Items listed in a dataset
········

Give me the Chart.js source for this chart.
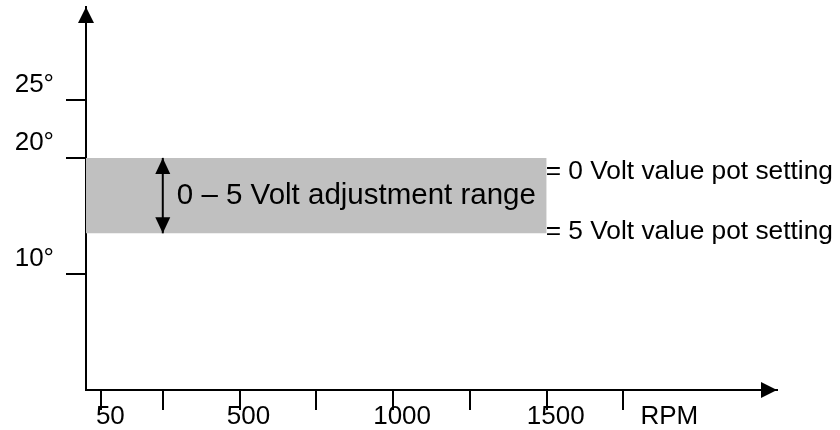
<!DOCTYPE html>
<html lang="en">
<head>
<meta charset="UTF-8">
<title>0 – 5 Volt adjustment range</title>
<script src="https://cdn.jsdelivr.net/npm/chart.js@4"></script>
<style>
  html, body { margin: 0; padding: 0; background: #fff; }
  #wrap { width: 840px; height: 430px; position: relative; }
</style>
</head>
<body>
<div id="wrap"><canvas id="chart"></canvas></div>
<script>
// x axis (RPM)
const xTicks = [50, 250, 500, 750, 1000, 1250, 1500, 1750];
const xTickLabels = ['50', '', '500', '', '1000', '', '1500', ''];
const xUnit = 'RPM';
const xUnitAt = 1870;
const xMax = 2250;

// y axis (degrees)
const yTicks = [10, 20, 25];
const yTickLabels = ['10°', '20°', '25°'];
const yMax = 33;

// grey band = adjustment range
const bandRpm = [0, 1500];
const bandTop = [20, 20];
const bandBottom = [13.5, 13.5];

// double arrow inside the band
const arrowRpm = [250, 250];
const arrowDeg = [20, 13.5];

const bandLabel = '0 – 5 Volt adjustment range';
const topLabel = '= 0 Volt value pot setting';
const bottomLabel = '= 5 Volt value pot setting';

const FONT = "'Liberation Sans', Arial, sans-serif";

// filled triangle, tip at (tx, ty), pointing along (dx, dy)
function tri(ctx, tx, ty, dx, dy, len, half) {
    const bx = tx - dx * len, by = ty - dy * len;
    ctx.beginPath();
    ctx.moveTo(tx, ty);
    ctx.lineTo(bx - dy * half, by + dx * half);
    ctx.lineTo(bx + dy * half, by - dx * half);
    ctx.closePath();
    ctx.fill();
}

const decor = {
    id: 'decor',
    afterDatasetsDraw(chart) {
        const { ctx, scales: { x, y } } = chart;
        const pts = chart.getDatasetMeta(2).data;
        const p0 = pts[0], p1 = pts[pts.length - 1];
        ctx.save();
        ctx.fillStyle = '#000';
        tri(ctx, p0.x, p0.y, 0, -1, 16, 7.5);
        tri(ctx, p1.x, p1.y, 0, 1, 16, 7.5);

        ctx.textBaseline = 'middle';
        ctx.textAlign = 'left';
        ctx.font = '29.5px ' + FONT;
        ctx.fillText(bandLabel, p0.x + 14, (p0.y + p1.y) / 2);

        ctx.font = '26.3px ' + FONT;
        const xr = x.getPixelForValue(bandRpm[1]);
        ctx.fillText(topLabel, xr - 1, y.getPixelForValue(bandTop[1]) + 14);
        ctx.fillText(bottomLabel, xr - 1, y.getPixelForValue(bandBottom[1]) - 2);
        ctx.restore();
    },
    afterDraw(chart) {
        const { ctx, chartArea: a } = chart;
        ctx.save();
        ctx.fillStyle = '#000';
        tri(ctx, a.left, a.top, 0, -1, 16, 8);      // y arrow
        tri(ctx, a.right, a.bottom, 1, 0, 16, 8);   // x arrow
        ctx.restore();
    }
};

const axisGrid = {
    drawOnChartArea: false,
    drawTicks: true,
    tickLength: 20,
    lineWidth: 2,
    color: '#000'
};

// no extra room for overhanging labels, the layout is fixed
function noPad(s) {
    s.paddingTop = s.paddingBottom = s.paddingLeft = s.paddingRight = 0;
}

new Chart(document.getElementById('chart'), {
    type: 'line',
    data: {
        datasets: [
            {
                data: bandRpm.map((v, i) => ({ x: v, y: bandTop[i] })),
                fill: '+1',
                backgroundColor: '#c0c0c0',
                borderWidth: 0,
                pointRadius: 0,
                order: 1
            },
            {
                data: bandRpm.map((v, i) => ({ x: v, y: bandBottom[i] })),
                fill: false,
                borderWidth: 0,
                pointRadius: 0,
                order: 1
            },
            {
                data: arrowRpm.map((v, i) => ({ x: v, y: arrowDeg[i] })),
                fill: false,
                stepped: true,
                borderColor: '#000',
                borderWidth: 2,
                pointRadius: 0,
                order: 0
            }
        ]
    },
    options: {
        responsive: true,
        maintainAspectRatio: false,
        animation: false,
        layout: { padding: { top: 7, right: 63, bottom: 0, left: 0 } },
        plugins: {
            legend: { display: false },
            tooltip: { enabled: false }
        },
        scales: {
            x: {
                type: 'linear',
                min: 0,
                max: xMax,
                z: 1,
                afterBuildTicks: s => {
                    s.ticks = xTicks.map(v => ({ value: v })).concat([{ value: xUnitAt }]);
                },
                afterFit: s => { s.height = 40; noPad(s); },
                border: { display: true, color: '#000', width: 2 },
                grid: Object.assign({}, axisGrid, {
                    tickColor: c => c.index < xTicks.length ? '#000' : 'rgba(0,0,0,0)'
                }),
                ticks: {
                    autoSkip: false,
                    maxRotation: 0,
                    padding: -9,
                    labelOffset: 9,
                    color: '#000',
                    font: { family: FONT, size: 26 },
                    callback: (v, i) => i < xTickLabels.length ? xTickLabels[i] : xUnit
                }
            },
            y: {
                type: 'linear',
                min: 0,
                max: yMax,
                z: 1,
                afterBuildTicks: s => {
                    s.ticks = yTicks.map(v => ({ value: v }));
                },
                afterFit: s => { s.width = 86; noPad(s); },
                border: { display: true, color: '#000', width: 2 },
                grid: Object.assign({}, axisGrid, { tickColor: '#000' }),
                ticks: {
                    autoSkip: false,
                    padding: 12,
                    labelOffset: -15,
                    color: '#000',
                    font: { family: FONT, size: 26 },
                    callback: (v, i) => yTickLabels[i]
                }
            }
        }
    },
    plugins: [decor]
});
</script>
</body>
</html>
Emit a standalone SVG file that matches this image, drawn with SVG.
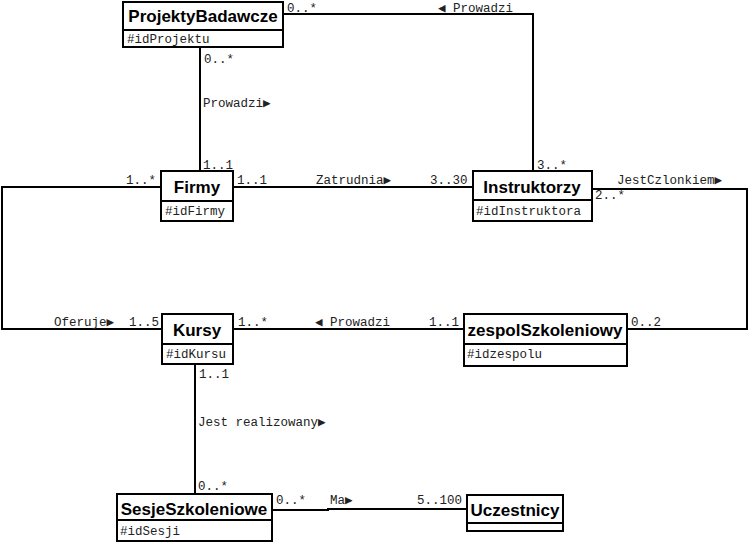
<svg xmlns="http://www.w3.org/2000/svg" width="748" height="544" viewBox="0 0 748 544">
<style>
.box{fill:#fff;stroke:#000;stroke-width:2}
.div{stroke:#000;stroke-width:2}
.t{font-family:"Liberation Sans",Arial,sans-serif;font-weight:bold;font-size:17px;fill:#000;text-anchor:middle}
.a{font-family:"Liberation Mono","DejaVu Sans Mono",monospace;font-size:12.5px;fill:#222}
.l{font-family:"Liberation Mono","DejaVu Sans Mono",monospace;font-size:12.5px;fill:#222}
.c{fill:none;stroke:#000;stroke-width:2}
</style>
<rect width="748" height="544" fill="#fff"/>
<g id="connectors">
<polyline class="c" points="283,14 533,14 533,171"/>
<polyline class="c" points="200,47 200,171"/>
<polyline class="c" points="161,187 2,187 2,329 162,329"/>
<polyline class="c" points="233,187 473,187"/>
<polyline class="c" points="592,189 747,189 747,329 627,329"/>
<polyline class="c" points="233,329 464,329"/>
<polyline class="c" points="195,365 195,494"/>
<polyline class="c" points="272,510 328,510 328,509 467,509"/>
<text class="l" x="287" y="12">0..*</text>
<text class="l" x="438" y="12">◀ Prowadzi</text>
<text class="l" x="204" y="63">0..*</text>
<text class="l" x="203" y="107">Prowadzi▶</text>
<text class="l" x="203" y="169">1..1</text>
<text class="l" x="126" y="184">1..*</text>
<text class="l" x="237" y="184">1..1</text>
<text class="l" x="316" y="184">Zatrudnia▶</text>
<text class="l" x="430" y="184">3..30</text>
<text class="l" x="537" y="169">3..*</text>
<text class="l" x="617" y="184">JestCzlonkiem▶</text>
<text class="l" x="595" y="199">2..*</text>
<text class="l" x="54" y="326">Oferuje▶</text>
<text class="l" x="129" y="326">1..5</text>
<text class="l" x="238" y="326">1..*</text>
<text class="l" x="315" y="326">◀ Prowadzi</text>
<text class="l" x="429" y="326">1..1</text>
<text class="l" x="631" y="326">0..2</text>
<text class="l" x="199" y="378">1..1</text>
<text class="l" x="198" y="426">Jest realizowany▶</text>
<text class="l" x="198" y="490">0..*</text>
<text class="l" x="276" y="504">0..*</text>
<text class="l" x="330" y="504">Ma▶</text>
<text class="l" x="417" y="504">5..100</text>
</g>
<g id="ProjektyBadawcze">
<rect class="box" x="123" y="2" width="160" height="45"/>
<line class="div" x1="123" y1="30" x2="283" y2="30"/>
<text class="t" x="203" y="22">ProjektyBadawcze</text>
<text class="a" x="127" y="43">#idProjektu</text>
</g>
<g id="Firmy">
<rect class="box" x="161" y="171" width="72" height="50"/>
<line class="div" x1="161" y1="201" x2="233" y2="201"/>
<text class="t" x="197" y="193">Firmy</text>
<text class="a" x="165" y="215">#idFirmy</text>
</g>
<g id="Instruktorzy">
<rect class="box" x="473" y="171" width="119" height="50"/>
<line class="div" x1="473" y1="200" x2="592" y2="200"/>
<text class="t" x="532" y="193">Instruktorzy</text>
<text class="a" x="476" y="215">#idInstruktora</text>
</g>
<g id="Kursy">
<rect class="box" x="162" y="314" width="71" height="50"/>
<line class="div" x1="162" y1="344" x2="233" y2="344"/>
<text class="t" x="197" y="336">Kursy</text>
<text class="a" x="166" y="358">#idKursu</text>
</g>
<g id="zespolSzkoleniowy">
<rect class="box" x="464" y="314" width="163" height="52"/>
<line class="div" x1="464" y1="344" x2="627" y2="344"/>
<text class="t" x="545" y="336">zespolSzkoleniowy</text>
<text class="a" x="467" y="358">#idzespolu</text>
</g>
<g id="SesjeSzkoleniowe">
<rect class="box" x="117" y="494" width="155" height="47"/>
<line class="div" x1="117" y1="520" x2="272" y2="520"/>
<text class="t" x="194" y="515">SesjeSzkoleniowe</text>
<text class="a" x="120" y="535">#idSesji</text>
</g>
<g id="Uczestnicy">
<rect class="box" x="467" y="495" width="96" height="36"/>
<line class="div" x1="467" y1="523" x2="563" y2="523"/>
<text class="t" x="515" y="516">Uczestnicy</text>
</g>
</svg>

········

Task prompt
Take the material above from its first line through the line holding "const xMax = 2250;" and set it down exactly, without the pictures.

Response below
Give me the Chart.js source for this chart.
<!DOCTYPE html>
<html lang="en">
<head>
<meta charset="UTF-8">
<title>0 – 5 Volt adjustment range</title>
<script src="https://cdn.jsdelivr.net/npm/chart.js@4"></script>
<style>
  html, body { margin: 0; padding: 0; background: #fff; }
  #wrap { width: 840px; height: 430px; position: relative; }
</style>
</head>
<body>
<div id="wrap"><canvas id="chart"></canvas></div>
<script>
// x axis (RPM)
const xTicks = [50, 250, 500, 750, 1000, 1250, 1500, 1750];
const xTickLabels = ['50', '', '500', '', '1000', '', '1500', ''];
const xUnit = 'RPM';
const xUnitAt = 1870;
const xMax = 2250;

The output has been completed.